От одиночества, от полной изоляции, от монотонных звуков я часто во время таких дежурств впадал в полусонное состояние — начинал грезить наяву. Это была своеобразная психологическая защита от потока новостей, который в этой комнате ощущался прямо физически. И вот в одно из таких дежурств, часа в два ночи, когда телетайпные аппараты стучали с какой-то особенной силой, гнали с особенным напором новостной поток, в моей голове —  тоже потоком — потекли детские воспоминания. Я оторвал кусок телетайпной ленты и на ее обратной стороне стал их записывать. Я еще не знал, что эти записи превратятся в мои первые рассказы — в цикл новелл «Двор прадеда Гриши». Это был 1985 год, мне было 26 лет. Так меня выбрала моя профессия; не я ее.

Я бы хотел, чтобы моя профессия дала мне покой, то есть освободила от страха смерти, чувства времени и чувства «я». Для этого я хотел бы и в будущем делать то, что делаю — писать. Если же уточнять, что именно мне бы хотелось написать, то это такой роман, в котором могли бы соединиться две линии моего письма. Линия интуитивная, медитативная, представленная такими вещами, как «Приложение к фотоальбому», «Двор Прадеда Гриши», «Фигуры Дона», «Новочеркасские рассказы» и другие.; и линия исследовательская, игровая, умственная, представленная такими вещами, как «Гоголиана», «Персона вне достоверности», «Языки Нимродовой башни», «Рассказы о Катулле» и прочее.

Но я не знаю, возможно ли это. Мои книги, которые перед вами, быть может, дадут ответ на этот вопрос.

— В заключение интервью хотелось бы вам задать наш традиционный вопрос про Казань, про географию города. Я знаю, что вы много путешествуете. Часто бываете в Риме, были в арт-резиденции во французской провинции. А как вам на фоне провинциального европейского города и Вечного Города в Казани?

— Мне кажется, Казань — неизбежный город в судьбе любого русского писателя. У меня возникло странное чувство — будто Казань знакома с детства, будто это один из родных городов. Сейчас, когда провел в столице республики полмесяца, живя в центре города, в арт-резиденции, еще больше утвердился в этом чувстве родства с татарской столицей. Не знаю, отчего это происходит. Конечно, можно назвать объективную причину симпатии, которую вызывает Казань. Все-таки это самый литературный город России наряду с Москвой и Питером. Столько писательских судеб с Казанью связано!..

Но есть и субъективные причины. Меня завораживает устройство Казани, то, как здесь сочетается  старый и современный город — с европейской взвешенностью и продуманностью. Завораживают обширные водные и степные пространства, в которые вписан город, сама его ландшафтная структура. Я готов каждый день ходить по Баумана к Казанскому кремлю и мечети «Кул-Шариф», чтобы снова ощутить взрыв пространства, когда ты оказываешься на высоком холме над берегом Казанки.

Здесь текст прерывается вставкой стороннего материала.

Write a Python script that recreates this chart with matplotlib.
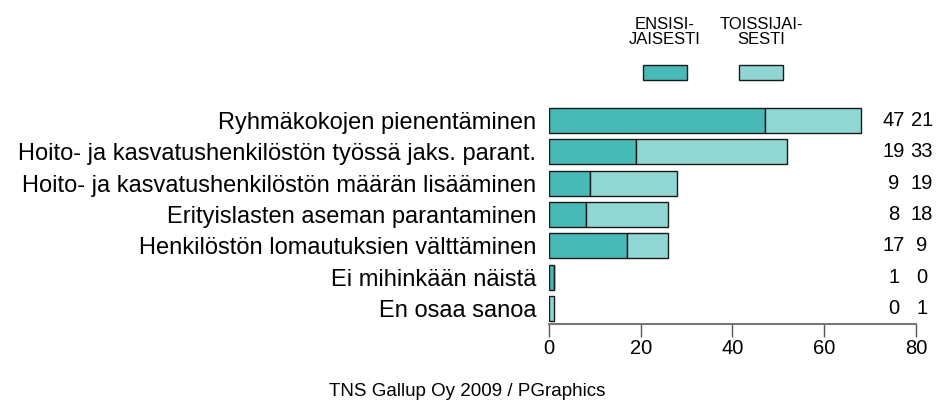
import matplotlib.pyplot as plt
from matplotlib.patches import Rectangle

plt.rcParams['font.family'] = ['Liberation Sans', 'DejaVu Sans']

categories = [
    "Ryhmäkokojen pienentäminen",
    "Hoito- ja kasvatushenkilöstön työssä jaks. parant.",
    "Hoito- ja kasvatushenkilöstön määrän lisääminen",
    "Erityislasten aseman parantaminen",
    "Henkilöstön lomautuksien välttäminen",
    "Ei mihinkään näistä",
    "En osaa sanoa",
]
first = [47, 19, 9, 8, 17, 1, 0]
second = [21, 33, 19, 18, 9, 0, 1]
series_names = ["ENSISI-\nJAISESTI", "TOISSIJAI-\nSESTI"]
xticks = [0, 20, 40, 60, 80]

c_first = "#47b9b6"
c_second = "#90d7d4"
edge = "#1a1a1a"

fig = plt.figure(figsize=(9.36, 4.03), dpi=100)
ax = fig.add_axes([0.5865, 0.196, 0.392, 0.5435])

y = list(range(len(categories)))
ax.barh(y, first, height=0.8, color=c_first, edgecolor=edge, linewidth=1)
ax.barh(y, second, left=first, height=0.8, color=c_second, edgecolor=edge, linewidth=1)

ax.set_xlim(0, 80)
ax.set_ylim(6.5, -0.5)
ax.set_yticks(y)
ax.set_yticklabels(categories, fontsize=17)
ax.tick_params(axis='y', length=0, pad=9)
ax.set_xticks(xticks)
ax.tick_params(axis='x', length=9, width=1, color='#555555', labelsize=14.5, pad=2)
for s in ['top', 'right', 'left']:
    ax.spines[s].set_visible(False)
ax.spines['bottom'].set_color('#777777')
ax.spines['bottom'].set_linewidth(1.5)

for i in y:
    ax.text(75.2, i, str(first[i]), ha='center', va='center', fontsize=14.5, clip_on=False)
    ax.text(81.3, i, str(second[i]), ha='center', va='center', fontsize=14.5, clip_on=False)

# legend
for cx, col, name in [(665, c_first, series_names[0]), (761, c_second, series_names[1])]:
    fig.patches.append(Rectangle(((cx - 22) / 936, 1 - 80 / 403), 44 / 936, 15 / 403,
                                 transform=fig.transFigure, facecolor=col,
                                 edgecolor=edge, linewidth=1))
    fig.text(cx / 936, 1 - 32 / 403, name, ha='center', va='center', fontsize=12,
             linespacing=1.05)

fig.text(467 / 936, 1 - 391 / 403, "TNS Gallup Oy 2009 / PGraphics", ha='center',
         va='center', fontsize=13.5)

fig.savefig("out.png", dpi=100)
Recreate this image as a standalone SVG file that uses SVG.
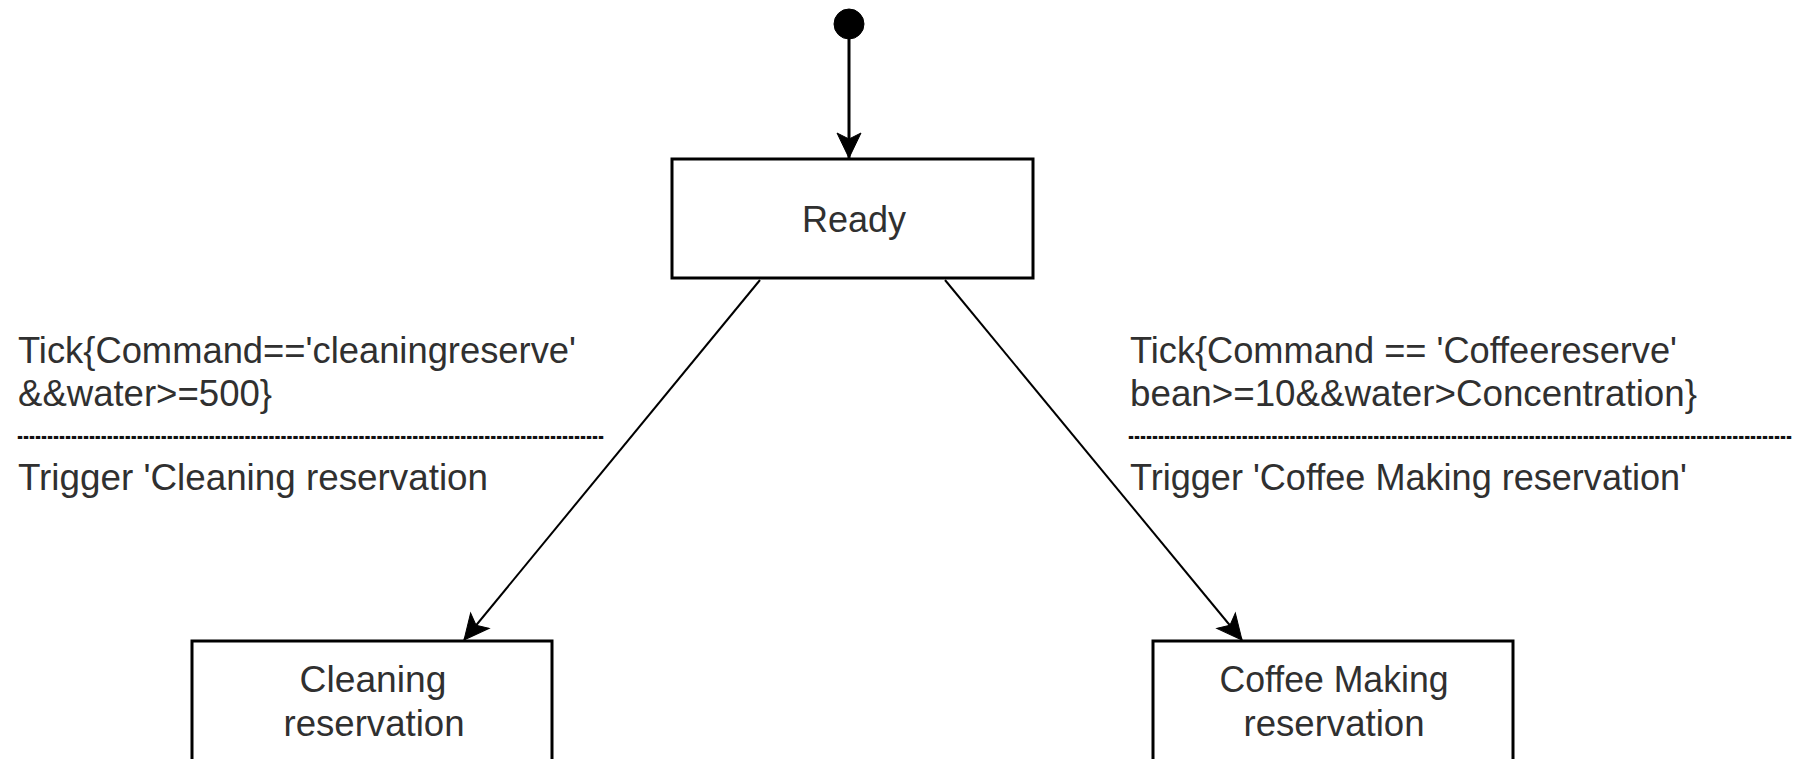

Что же касается арт-резиденции «Татарская Слобода», то скажу так: она ничем не уступает аналогичному по функциям и замыслу международному дому писателей во французском городе Сен-Назер, где я провел два месяца после того, как во Франции перевели мой роман «Приложение к фотоальбому» и книгу эссе «Гоголиана». В «Татарской Слободе» было так же комфортно, просторно, и был потрясающий вид из окна на озеро Кабан и центральные строения города. Вечерами, когда Казань загоралась разноцветными огнями и эти огни отражались в зеркале озера, оторваться от окна было невозможно… Ну и программа встреч и выступлений, как и во Франции, была разнообразной. Студенты, гимназисты, библиотекари, преподаватели, казанские литераторы. Люди невероятно отзывчивые и интересные. И формат выступлений варьировался от камерных музейных комнат до университетских аудиторий и огромных публичных залов. Я рад, что пообщался с Казанью — читающей, думающей, пишущей.